Estaba guardando un disco de la colección de Vasilis para el momento en que terminara el libro. “El Danubio azul” de Strauss. Qué callado estaba el mundo esa noche. Había apenas el círculo de luz sobre la página. Eran cerca de las cuatro de la mañana cuando llegué al final. Me sentía tan aliviada de que el muchacho en el cuarto de al lado estuviera roncando. Esta dicha era mía y quería saborearla a solas.
Abrí las ventanas y empujé las pesadas contraventanas de madera aunque hacía fresco afuera. Se abrieron con un crujido y la luna dio un paso adentro. Era una noche clara llena de estrellas. No se esperaba una luna llena hasta el día siguiente, pero la noche estaba encendida, pintando el blanco pueblo de azul.
Las primeras notas del “Danubio azul” comenzaron, suave, tímidamente al principio. El cielo estaba abrumado de nubes extrañas, recuerdo. Las miré estirarse y bostezar con las primeras notas y, a medida que la música gradualmente adquiría ímpetu, éstas se pusieron más animadas. Al final, terminaron pasando a toda velocidad como una camada de peces precipitándose a través de ese mar llamado cielo.
Cuando terminó el vals agarré mi Walkman y corrí por el pueblo azul hasta el mar, con Astor Piazzolla y Gerry Mulligan en los oídos. Cuando llegué a la pasarela entre Hidra y Kaminia, me trepé al muro y comencé a bailar, sintiéndome toda una hechicera. “¡Ya acabé!”, grité, y podía ver los barcos pesqueros que salían a buscar calamares, porque los calamares sólo se pescan de noche. “Es de mala suerte ver a una mujer cuando uno está pescando”, Konstantinos me había dicho. Y me pregunté si los marineros podían verme bailar sobre el muro como una bruja, maldiciendo porque no podrían pescar ningún calamar esa noche.
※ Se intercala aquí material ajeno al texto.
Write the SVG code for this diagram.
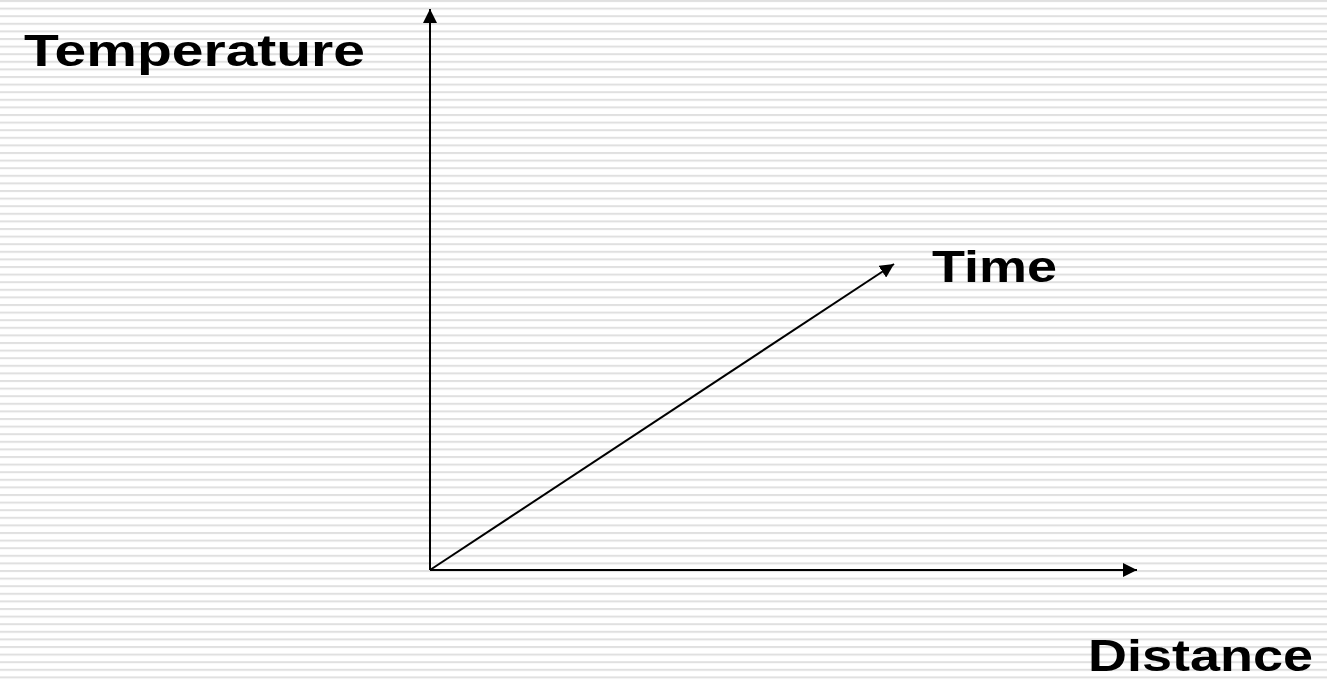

Entonces recordé a Liesel, y fui a despedirme. Liesel siempre estaba despierta de noche, así que no temía visitarla a esas horas. Años después Liesel me diría que bailamos bajo la luna esa noche, pero no lo recuerdo. Fue todo breve y apresurado. Yo tenía que empacar y agarrar el primer hidroplano de la mañana y era casi el amanecer cuando toqué a la puerta de Liesel.
Al alba besé al muchacho mapache de despedida, deposité las llaves de la casa, y me subí al hidroplano hacia Atenas, donde mandé por correo el manuscrito desde la oficina de correos de la Plaza Síntagma sin hacer una copia. Esto me parece increíblemente descabellado ahora en esta época de computadoras, pero así era mi vida AC.
Una década después, cuando regresé a Hidra, creí haber recordado la isla a la perfección, pero cuando me bajé del barco me di cuenta de que se me había olvidado una cosa. El aliento fresco que se eleva de la piedra húmeda aun en el verano.
De vez en cuando, el sonido de un gallo que canta o el lamento quejumbroso de un burro me lleva de vuelta a mi isla. ¿Por qué digo “mi”?, me pregunto. Parte de esta me fue dada por siempre, creo yo. Al escribir hoy a la distancia, es como si hubiera vivido siempre en esa casa con las ventanas que dan al jardín y al mar.
Pensé que yo era Penélope durante mis días griegos, pero ahora me doy cuenta de que fui Ulises. “Al partir para Ítaca / espero que tu camino sea largo / lleno de aventuras, lleno de descubrimientos”. Como en el poema de Cavafy, me siento agradecida por la maravillosa travesía.